Nigeria’s Buhari: Slow But Steady Wins the Race
Under its new president, Nigeria’s economic horizon will become clear soon.
- Buhari is determined that the usual political horse-trading should not undermine his vision.
- Buhari does not trust Nigeria’s professional politicians.
- Buhari was out of government since the time he was overthrown as a military leader in 1985.
- Will Buhari abolish inefficient petroleum subsidies that have placed pressure on fiscal resources?
Foreign investors and many Nigerians have grown impatient with President Muhammadu Buhari’s delay in appointing a cabinet following his election victory at the end of March.
Buhari has explained the care he is taking in putting a team together. And he has given a clear timeframe – September – to name his ministers.
We should give him the benefit of the doubt. When Buhari and his government settle into their stride in the fourth quarter of 2015, I believe it will be well worth the wait.
True, the delay to date has had an effect on business confidence. The absence of a fiscal policy framework makes planning difficult in an economy in which government plays a major role. Monetary policy lacks the context of fiscal spending plans.
The merits of caution
However, beyond the reasons Buhari has publicly articulated, there are other dynamics at play. The most important is that the Nigerian leader, despite coming to power on a democratic political platform, simply does not trust Nigeria’s professional politicians.
In particular, Buhari is determined that the usual political horse-trading should not undermine his vision of governance or his authority as head of government.
Under pressure from individuals and vested interests with a predilection for public office and its privileges, Buhari was wise to apply the brakes and take control of his leadership selection process. After all, he will bear the political responsibility for the team’s success or failure.
Buhari might also have moved more quickly had it not been for an internal crisis in his party, the All Progressives Congress, over leadership positions in the country’s parliament.
Candidates favored by the party and by Buhari himself were outmaneuvered by renegade legislators from his ruling party with support from members of former President Goodluck Jonathan’s Peoples Democratic Party. This was a most inelegant political start for the new leader.
Buhari had been out of government for 30 years, since he was overthrown as a military leader in a coup in 1985. Much has changed since then, not least the return of democracy in 1999.
State of affairs, affairs of state
Despite having been an opposition presidential contestant three times in 12 years before his March victory, he has only recently acquired access to a trove of government records and information. He has needed time to acquaint himself with the true state of the country – not the former ruling party’s public presentation of it.
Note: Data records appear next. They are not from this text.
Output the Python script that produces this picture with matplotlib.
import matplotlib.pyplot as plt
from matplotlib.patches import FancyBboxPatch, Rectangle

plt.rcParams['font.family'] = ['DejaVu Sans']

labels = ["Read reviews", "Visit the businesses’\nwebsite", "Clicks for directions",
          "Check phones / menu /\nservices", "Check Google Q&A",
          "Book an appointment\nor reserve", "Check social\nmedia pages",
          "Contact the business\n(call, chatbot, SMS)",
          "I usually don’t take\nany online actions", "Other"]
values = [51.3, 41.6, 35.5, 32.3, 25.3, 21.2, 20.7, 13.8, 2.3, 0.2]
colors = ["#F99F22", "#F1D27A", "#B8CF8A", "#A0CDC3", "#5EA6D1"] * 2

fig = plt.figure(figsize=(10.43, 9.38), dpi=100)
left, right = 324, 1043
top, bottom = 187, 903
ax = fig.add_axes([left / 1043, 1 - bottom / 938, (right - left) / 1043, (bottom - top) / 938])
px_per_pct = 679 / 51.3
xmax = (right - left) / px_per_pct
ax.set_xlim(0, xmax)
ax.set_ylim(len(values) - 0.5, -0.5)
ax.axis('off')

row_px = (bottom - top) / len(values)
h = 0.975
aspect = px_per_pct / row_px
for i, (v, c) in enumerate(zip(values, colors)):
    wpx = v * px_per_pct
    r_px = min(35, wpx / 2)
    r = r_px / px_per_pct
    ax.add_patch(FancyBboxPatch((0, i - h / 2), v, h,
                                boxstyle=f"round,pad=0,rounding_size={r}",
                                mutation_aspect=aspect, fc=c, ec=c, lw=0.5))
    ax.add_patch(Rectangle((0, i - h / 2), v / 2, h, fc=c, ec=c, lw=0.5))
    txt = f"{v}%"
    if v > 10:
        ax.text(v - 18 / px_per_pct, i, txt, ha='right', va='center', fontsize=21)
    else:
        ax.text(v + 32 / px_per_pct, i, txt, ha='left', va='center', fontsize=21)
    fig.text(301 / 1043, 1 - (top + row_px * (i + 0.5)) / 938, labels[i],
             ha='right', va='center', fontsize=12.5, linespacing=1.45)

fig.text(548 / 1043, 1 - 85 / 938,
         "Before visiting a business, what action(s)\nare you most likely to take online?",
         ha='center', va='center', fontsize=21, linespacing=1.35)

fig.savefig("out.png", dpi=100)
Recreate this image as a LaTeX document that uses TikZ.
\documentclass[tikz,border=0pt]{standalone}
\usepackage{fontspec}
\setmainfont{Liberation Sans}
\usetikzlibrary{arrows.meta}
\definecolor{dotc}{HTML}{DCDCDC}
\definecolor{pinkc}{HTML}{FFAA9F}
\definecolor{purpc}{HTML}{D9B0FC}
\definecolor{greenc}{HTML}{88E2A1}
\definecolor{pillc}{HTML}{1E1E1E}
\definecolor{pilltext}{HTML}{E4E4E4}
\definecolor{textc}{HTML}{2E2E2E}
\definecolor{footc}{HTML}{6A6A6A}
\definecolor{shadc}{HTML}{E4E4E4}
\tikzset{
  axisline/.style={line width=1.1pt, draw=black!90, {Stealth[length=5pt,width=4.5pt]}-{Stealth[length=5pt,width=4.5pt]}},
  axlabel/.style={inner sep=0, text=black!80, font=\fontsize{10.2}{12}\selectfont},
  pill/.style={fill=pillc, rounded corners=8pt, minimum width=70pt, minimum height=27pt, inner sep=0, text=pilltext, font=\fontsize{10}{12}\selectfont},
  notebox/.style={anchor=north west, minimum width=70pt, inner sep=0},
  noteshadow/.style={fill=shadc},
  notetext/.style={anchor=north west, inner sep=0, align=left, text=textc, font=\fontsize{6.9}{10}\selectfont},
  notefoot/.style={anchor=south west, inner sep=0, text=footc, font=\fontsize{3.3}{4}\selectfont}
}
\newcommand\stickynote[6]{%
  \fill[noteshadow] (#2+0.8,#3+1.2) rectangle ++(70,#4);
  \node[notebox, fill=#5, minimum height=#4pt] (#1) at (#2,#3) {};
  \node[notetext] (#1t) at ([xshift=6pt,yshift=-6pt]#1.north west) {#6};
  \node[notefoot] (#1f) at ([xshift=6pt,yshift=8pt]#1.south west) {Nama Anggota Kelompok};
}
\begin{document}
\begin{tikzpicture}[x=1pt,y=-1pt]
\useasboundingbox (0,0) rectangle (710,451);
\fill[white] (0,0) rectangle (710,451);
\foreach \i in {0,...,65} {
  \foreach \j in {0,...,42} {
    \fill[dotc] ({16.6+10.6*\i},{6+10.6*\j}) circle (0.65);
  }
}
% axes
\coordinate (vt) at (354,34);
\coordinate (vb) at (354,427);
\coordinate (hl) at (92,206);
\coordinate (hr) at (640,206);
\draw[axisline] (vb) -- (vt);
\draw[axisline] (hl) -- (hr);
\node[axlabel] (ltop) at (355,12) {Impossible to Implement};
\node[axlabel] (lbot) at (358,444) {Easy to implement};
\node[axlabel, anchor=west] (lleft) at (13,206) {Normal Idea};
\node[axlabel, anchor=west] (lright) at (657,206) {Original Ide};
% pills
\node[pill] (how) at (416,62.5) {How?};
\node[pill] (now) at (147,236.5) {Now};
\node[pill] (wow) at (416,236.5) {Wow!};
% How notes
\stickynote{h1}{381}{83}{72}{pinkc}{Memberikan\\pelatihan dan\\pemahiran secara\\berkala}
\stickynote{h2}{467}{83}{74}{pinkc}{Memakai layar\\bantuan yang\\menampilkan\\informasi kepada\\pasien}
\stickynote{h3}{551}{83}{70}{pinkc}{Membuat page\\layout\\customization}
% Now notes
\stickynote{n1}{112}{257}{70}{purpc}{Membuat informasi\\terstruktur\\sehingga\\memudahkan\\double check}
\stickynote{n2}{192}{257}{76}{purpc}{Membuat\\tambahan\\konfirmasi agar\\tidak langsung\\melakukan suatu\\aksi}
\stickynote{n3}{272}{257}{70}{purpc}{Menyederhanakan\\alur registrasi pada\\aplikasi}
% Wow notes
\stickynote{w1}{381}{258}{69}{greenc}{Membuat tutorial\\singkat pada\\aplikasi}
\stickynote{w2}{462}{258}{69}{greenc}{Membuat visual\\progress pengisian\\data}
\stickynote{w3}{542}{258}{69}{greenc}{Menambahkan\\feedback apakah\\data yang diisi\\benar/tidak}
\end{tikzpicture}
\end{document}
Meanwhile, Buhari has named Emmanuel Ibe Kachickwu as the head of Nigeria’s National Petroleum Corporation, the state-owned oil company. The new incumbent is a Harvard-trained lawyer, a corporate governance and compliance specialist who was vice-chair of Exxon-Mobil for Africa.
The appointment puts leadership of the oil company, the subject of much suspicion and controversy, into a dependable pair of technocratic hands, with positive implications for policy reforms in the oil industry.
Buhari has to still outline his broad economic policy direction. His officials have to frame policy options and convince him of their respective merits.
Possible economic agendas
It is an open question whether Buhari will agree to abolish inefficient petroleum subsidies that have placed much pressure on fiscal resources.
From the perspective of economic efficiency, he should do this – and then transfer the savings to clearly measurable social program so as to navigate the political sensitivities of such reform.
Buhari is open to increased foreign investment. But he will also favor industrial policies aimed at developing homegrown manufacturing and a welfare approach to extreme poverty.
He will wish to increase capital spending to spur qualitative economic growth in a country where recurrent spending to sustain a bloated government apparatus has reached 90% of the budget.
Despite the Buhari government’s slow start, an investment bet on Nigeria remains a good one in the medium to longer term.